Créée il y a seize mois à Saint-Etienne-Du-Rouvray (76), Dilipack est une filiale de la Poste qui s’est spécialisée dans la distribution de colis aux entreprises J+1. La direction de la Poste crée de telles filiales un peu partout par souci de rentabilisation maximum en espérant en plus faire de ces entreprises des centres anti-grève. Elle se comporte comme le pire des patrons privés dans ces petites filiales avec les salariés, les embauchant exclusivement sous contrat précaire, les licenciant au gré de l’humeur des encadrants, se croyant tout permis, usant et abusant de l’accumulation des contrats au mépris de toute réglementation.

Mais les salariés de Dilipack se sont révoltés. Ils se sont mis en grève du mercredi 1er au vendredi 3 juillet pour exiger des emplois à temps plein et non plus précaires.

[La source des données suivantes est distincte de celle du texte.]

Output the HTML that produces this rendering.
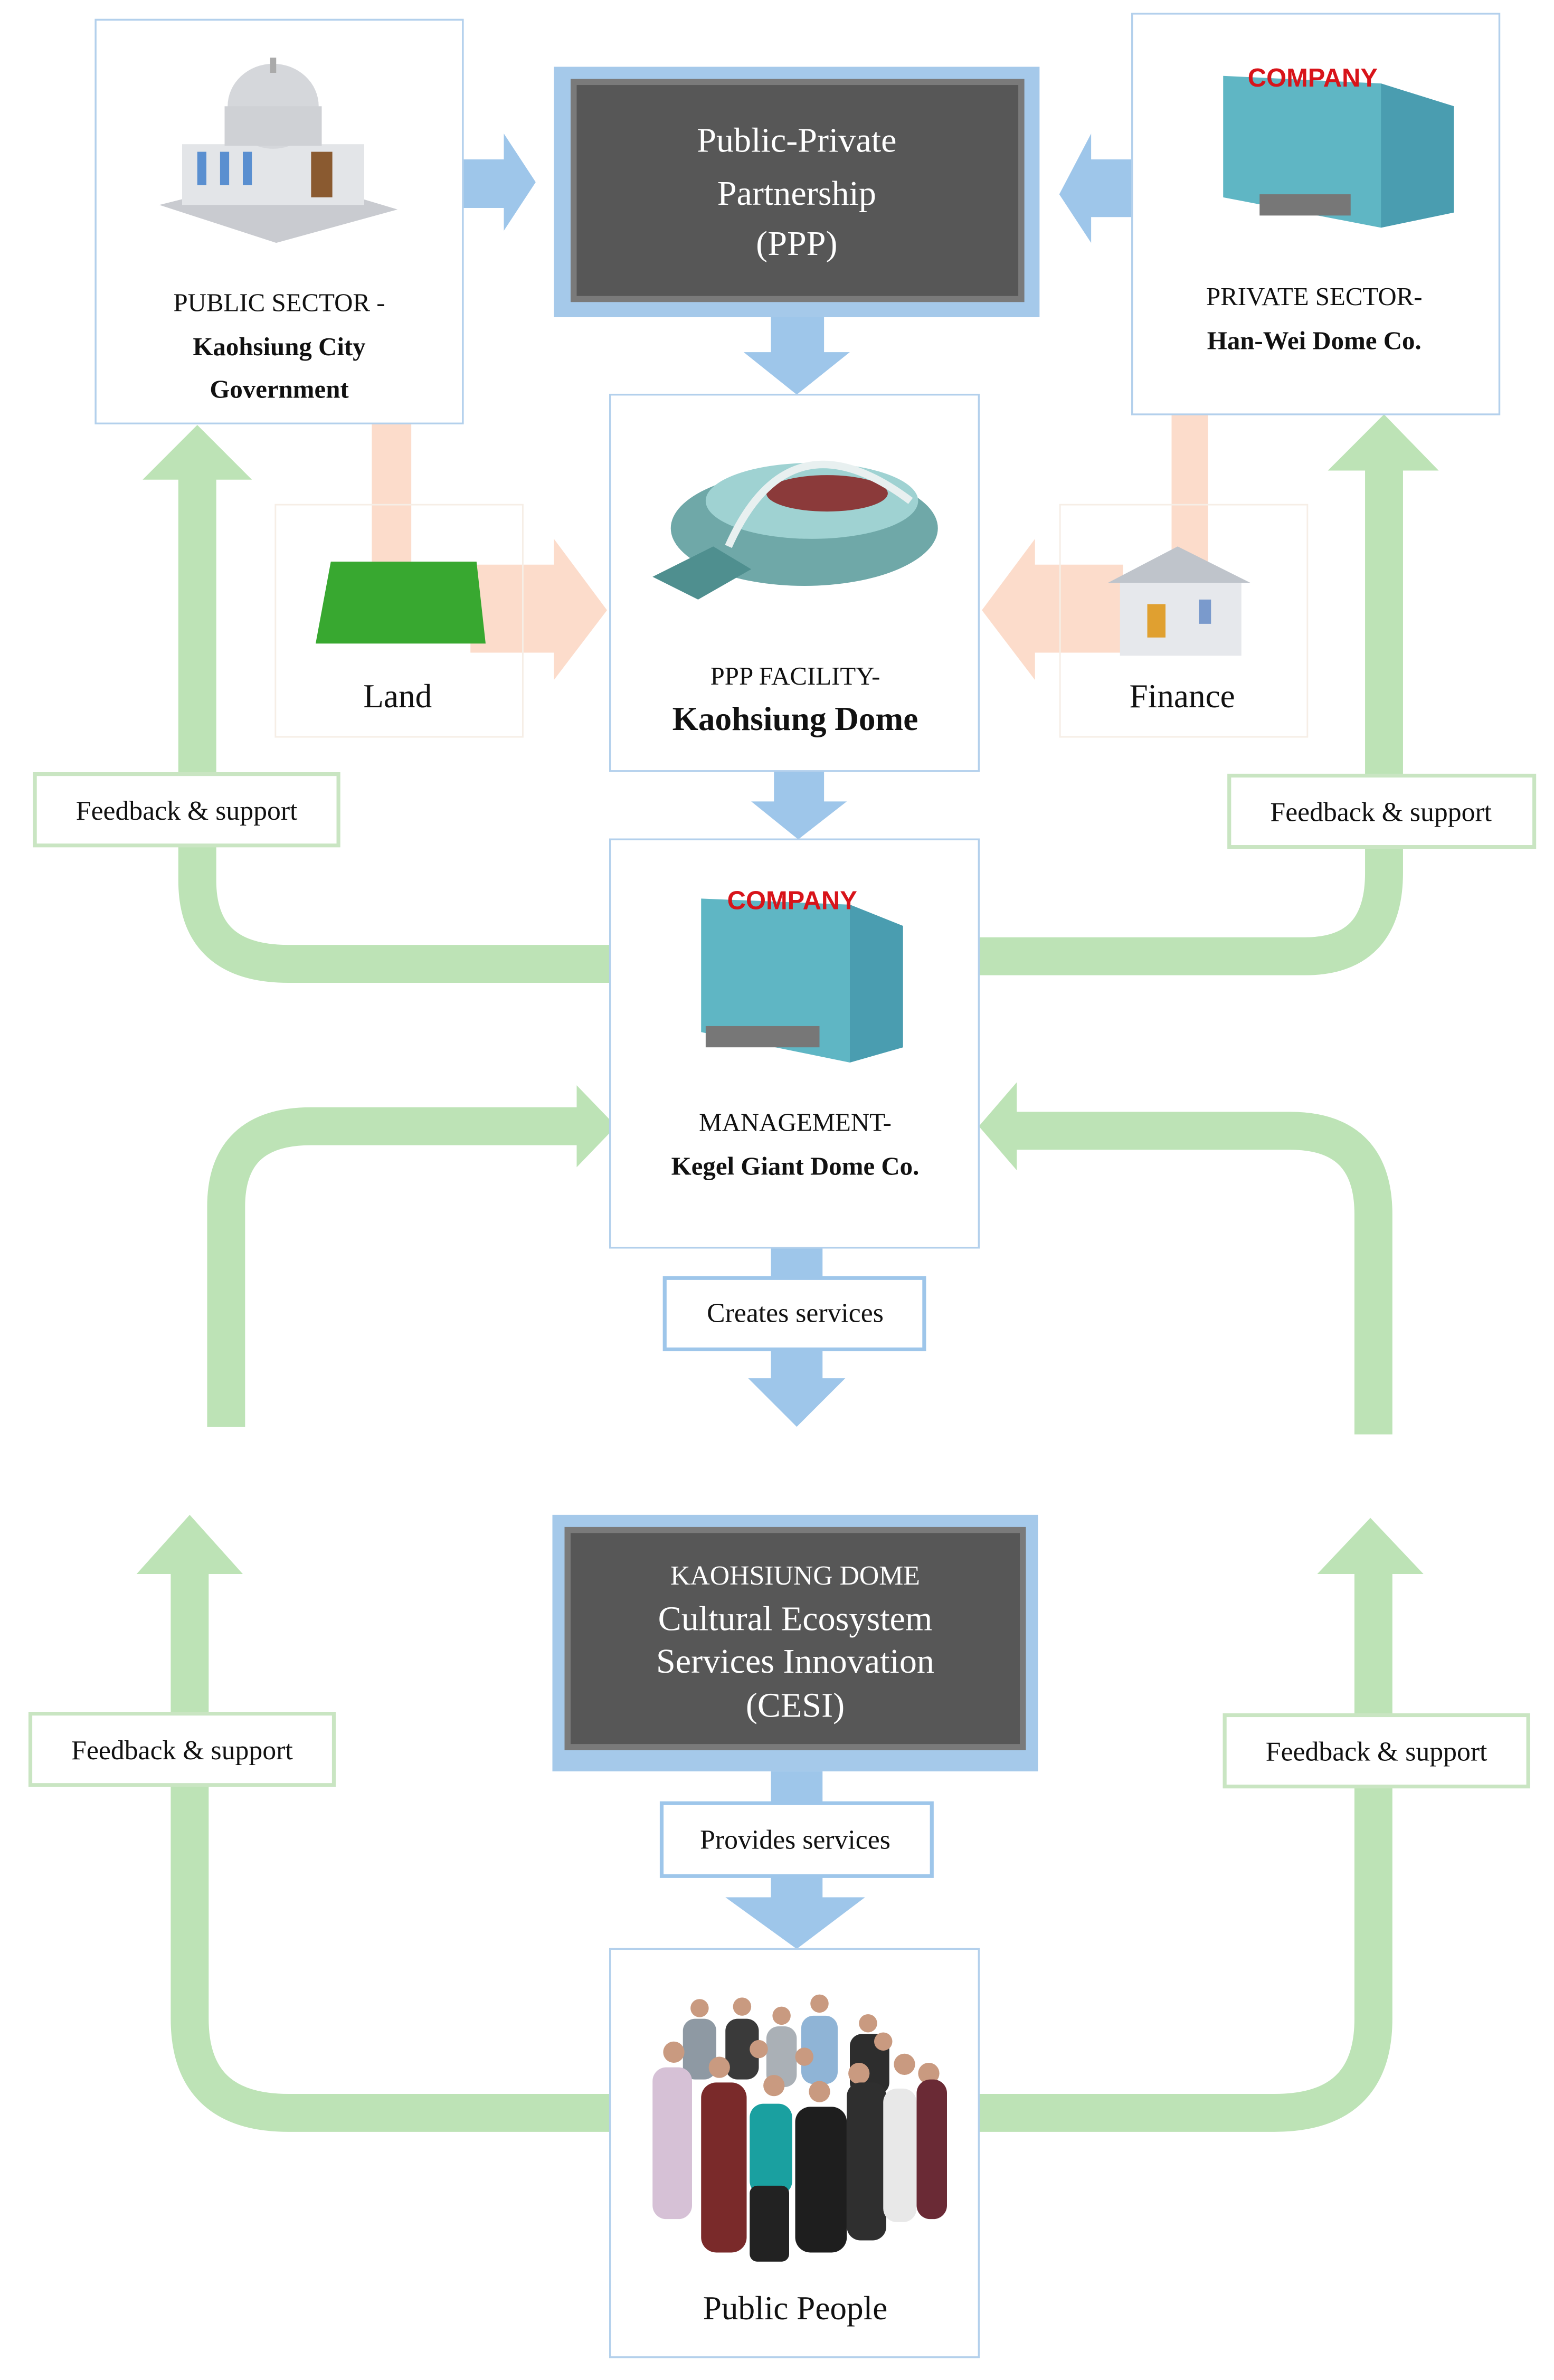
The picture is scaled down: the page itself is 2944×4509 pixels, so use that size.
<!DOCTYPE html>
<html><head><meta charset="utf-8"><style>
html,body{margin:0;padding:0;background:#fff}
svg{display:block}
text{font-family:"Liberation Serif",serif;fill:#111}
</style></head><body>
<svg width="2944" height="4509" viewBox="0 0 1024 1568" preserveAspectRatio="none" xmlns="http://www.w3.org/2000/svg">
<rect width="1024" height="1568" fill="#fff"/>
<g fill="none" stroke="#bde3b6" stroke-width="25">
<path d="M130,312 V580 Q130,635 190,635 H404"/>
<path d="M912,306 V575 Q912,630 860,630 H644"/>
<path d="M149,940 V795 Q149,742 205,742 H384"/>
<path d="M905,945 V800 Q905,745 850,745 H668"/>
<path d="M125,1034 V1330 Q125,1392 190,1392 H404"/>
<path d="M905,1034 V1330 Q905,1392 840,1392 H644"/>
</g>
<g fill="#bde3b6">
<polygon points="94,316 166,316 130,280"/>
<polygon points="875,310 948,310 912,273"/>
<polygon points="380,715 406,742 380,769"/>
<polygon points="670,713 645,742 670,771"/>
<polygon points="90,1037 160,1037 125,998"/>
<polygon points="868,1037 938,1037 903,1000"/>
</g>
<g fill="#fcdccb">
<rect x="245" y="279" width="26" height="95"/>
<rect x="772" y="273" width="24" height="100"/>
<polygon points="310,372 365,372 365,355 400,402 365,448 365,430 310,430"/>
<polygon points="740,372 682,372 682,355 647,402 682,448 682,430 740,430"/>
</g>
<rect x="181.5" y="332.5" width="163" height="153" fill="none" stroke="#f6eee6" stroke-width="1"/>
<rect x="698.5" y="332.5" width="163" height="153" fill="none" stroke="#f6eee6" stroke-width="1"/>
<g fill="#9ec6ea">
<polygon points="305,105 332,105 332,88 353,120 332,152 332,137 305,137"/>
<polygon points="746,105 719,105 719,88 698,128 719,160 719,143 746,143"/>
<polygon points="508,209 543,209 543,232 560,232 525,260 490,232 508,232"/>
<polygon points="510,508 543,508 543,528 558,528 526,553 495,528 510,528"/>
<rect x="508" y="822" width="34" height="22"/>
<polygon points="508,889 542,889 542,908 557,908 525,940 493,908 508,908"/>
<rect x="508" y="1167" width="34" height="22"/>
<polygon points="508,1236 542,1236 542,1250 570,1250 525,1284 478,1250 508,1250"/>
</g>
<g fill="#fff" stroke="#b3d0ec" stroke-width="1.2">
<rect x="63" y="13" width="242" height="266"/>
<rect x="746" y="9" width="242" height="264"/>
<rect x="402" y="260" width="243" height="248"/>
<rect x="402" y="553" width="243" height="269"/>
<rect x="402" y="1284" width="243" height="269"/>
</g>
<rect x="365" y="44" width="320" height="165" fill="#a5c9ea"/>
<rect x="376" y="52" width="299" height="147" fill="#7a7a7a"/>
<rect x="380" y="56" width="291" height="139" fill="#575757"/>
<text x="525" y="100" text-anchor="middle" font-size="23" style="fill:#fff">Public-Private</text>
<text x="525" y="135" text-anchor="middle" font-size="23" style="fill:#fff">Partnership</text>
<text x="525" y="168" text-anchor="middle" font-size="23" style="fill:#fff">(PPP)</text>
<rect x="364" y="998" width="320" height="169" fill="#a5c9ea"/>
<rect x="372" y="1006" width="304" height="147" fill="#7a7a7a"/>
<rect x="376" y="1010" width="296" height="139" fill="#575757"/>
<text x="524" y="1044" text-anchor="middle" font-size="18" style="fill:#fff">KAOHSIUNG DOME</text>
<text x="524" y="1074" text-anchor="middle" font-size="23" style="fill:#fff">Cultural Ecosystem</text>
<text x="524" y="1102" text-anchor="middle" font-size="23" style="fill:#fff">Services Innovation</text>
<text x="524" y="1131" text-anchor="middle" font-size="23" style="fill:#fff">(CESI)</text>
<g fill="#fff" stroke="#c9e5c2" stroke-width="2.5">
<rect x="23" y="510" width="200" height="47"/>
<rect x="810" y="511" width="201" height="47"/>
<rect x="20" y="1129" width="200" height="47"/>
<rect x="807" y="1130" width="200" height="47"/>
</g>
<g fill="#fff" stroke="#9ec6ea" stroke-width="2.5">
<rect x="438" y="842" width="171" height="47"/>
<rect x="436" y="1188" width="178" height="48"/>
</g>
<g font-size="18" text-anchor="middle">
<text x="123" y="540">Feedback &amp; support</text>
<text x="910" y="541">Feedback &amp; support</text>
<text x="120" y="1159">Feedback &amp; support</text>
<text x="907" y="1160">Feedback &amp; support</text>
<text x="524" y="871">Creates services</text>
<text x="524" y="1218">Provides services</text>
</g>
<g>
<polygon points="105,135 185,115 262,138 182,160" fill="#c9cbd0"/>
<rect x="120" y="95" width="120" height="40" fill="#e3e5e8"/>
<rect x="130" y="100" width="6" height="22" fill="#5a8fd0"/><rect x="145" y="100" width="6" height="22" fill="#5a8fd0"/><rect x="160" y="100" width="6" height="22" fill="#5a8fd0"/>
<rect x="205" y="100" width="14" height="30" fill="#8a5a30"/>
<ellipse cx="180" cy="70" rx="30" ry="28" fill="#d5d7db"/>
<rect x="148" y="70" width="64" height="26" fill="#cfd1d5"/>
<rect x="178" y="38" width="4" height="10" fill="#aaa"/>
</g>
<text x="184" y="205" text-anchor="middle" font-size="17">PUBLIC SECTOR -</text>
<text x="184" y="234" text-anchor="middle" font-size="17" font-weight="bold">Kaohsiung City</text>
<text x="184" y="262" text-anchor="middle" font-size="17" font-weight="bold">Government</text>
<g>
<polygon points="806,50 910,55 958,70 958,140 910,150 806,130" fill="#5fb6c4"/>
<polygon points="910,55 958,70 958,140 910,150" fill="#4a9db0"/>
<rect x="830" y="128" width="60" height="14" fill="#777"/>
<text x="865" y="57" text-anchor="middle" font-size="17" font-weight="bold" style="fill:#d8141a;font-family:'Liberation Sans',sans-serif">COMPANY</text>
</g>
<text x="866" y="201" text-anchor="middle" font-size="17">PRIVATE SECTOR-</text>
<text x="866" y="230" text-anchor="middle" font-size="17" font-weight="bold">Han-Wei Dome Co.</text>
<g>
<ellipse cx="530" cy="348" rx="88" ry="38" fill="#6fa8a8"/>
<ellipse cx="535" cy="330" rx="70" ry="25" fill="#9fd2d2"/>
<ellipse cx="545" cy="325" rx="40" ry="12" fill="#8b3a3a"/>
<path d="M480,360 Q520,270 600,330" fill="none" stroke="#e8f0f0" stroke-width="5"/>
<polygon points="430,380 470,360 495,375 460,395" fill="#4f8f8f"/>
</g>
<text x="524" y="451" text-anchor="middle" font-size="17">PPP FACILITY-</text>
<text x="524" y="481" text-anchor="middle" font-size="22" font-weight="bold">Kaohsiung Dome</text>
<polygon points="218,370 314,370 320,424 208,424" fill="#38a830"/>
<text x="262" y="466" text-anchor="middle" font-size="22">Land</text>
<g>
<rect x="738" y="382" width="80" height="50" fill="#e6e8ec"/>
<polygon points="730,384 776,360 824,384" fill="#bfc4cb"/>
<rect x="756" y="398" width="12" height="22" fill="#e0a030"/>
<rect x="790" y="395" width="8" height="16" fill="#7a9acc"/>
</g>
<text x="779" y="466" text-anchor="middle" font-size="22">Finance</text>
<g>
<polygon points="462,592 560,596 595,610 595,690 560,700 462,680" fill="#5fb6c4"/>
<polygon points="560,596 595,610 595,690 560,700" fill="#4a9db0"/>
<rect x="465" y="676" width="75" height="14" fill="#777"/>
<text x="522" y="599" text-anchor="middle" font-size="17" font-weight="bold" style="fill:#d8141a;font-family:'Liberation Sans',sans-serif">COMPANY</text>
</g>
<text x="524" y="745" text-anchor="middle" font-size="17">MANAGEMENT-</text>
<text x="524" y="774" text-anchor="middle" font-size="17" font-weight="bold">Kegel Giant Dome Co.</text>
<!-- people crowd -->
<g>
<g fill="#8e99a3">
<rect x="450" y="1330" width="22" height="40" rx="8"/>
<rect x="478" y="1330" width="22" height="40" rx="8" fill="#3a3a3a"/>
<rect x="505" y="1335" width="20" height="40" rx="8" fill="#aab0b6"/>
<rect x="528" y="1328" width="24" height="45" rx="8" fill="#8fb4d6"/>
<rect x="560" y="1340" width="26" height="40" rx="8" fill="#2d2d2d"/>
</g>
<g fill="#c99a80">
<circle cx="461" cy="1323" r="6"/><circle cx="489" cy="1322" r="6"/><circle cx="515" cy="1328" r="6"/><circle cx="540" cy="1320" r="6"/><circle cx="572" cy="1333" r="6"/>
<circle cx="444" cy="1352" r="7"/><circle cx="474" cy="1362" r="7"/><circle cx="510" cy="1374" r="7"/><circle cx="540" cy="1378" r="7"/><circle cx="566" cy="1366" r="7"/><circle cx="596" cy="1360" r="7"/><circle cx="612" cy="1366" r="7"/><circle cx="500" cy="1350" r="6"/><circle cx="530" cy="1355" r="6"/><circle cx="582" cy="1345" r="6"/>
</g>
<rect x="430" y="1362" width="26" height="100" rx="9" fill="#d6c1d6"/>
<rect x="462" y="1372" width="30" height="112" rx="10" fill="#7a2a2a"/>
<rect x="494" y="1386" width="28" height="60" rx="9" fill="#1aa0a0"/>
<rect x="494" y="1440" width="26" height="50" rx="5" fill="#222"/>
<rect x="524" y="1388" width="34" height="96" rx="10" fill="#1e1e1e"/>
<rect x="558" y="1372" width="26" height="104" rx="9" fill="#2f2f2f"/>
<rect x="582" y="1376" width="22" height="88" rx="9" fill="#e8e8e8"/>
<rect x="604" y="1370" width="20" height="92" rx="9" fill="#6a2a35"/>
</g>
<text x="524" y="1528" text-anchor="middle" font-size="22">Public People</text>
</svg>
</body></html>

Ils ont fait nettement reculer la direction : sur les 42 CDD ou CDII (contrat à durée indéterminée, intermittent), il ne reste que quatre CDII, tous les autres ont été embauchés en contrat à durée indéterminée de 30 à 39 heures, la majorité à 35 heures ou 39 heures.

La direction de la Poste, dans ce cas, en a été pour ses frais. Malgré les chantages au licenciement, les travailleurs précaires n’ont pas hésité à faire grève pour faire respecter leurs droits.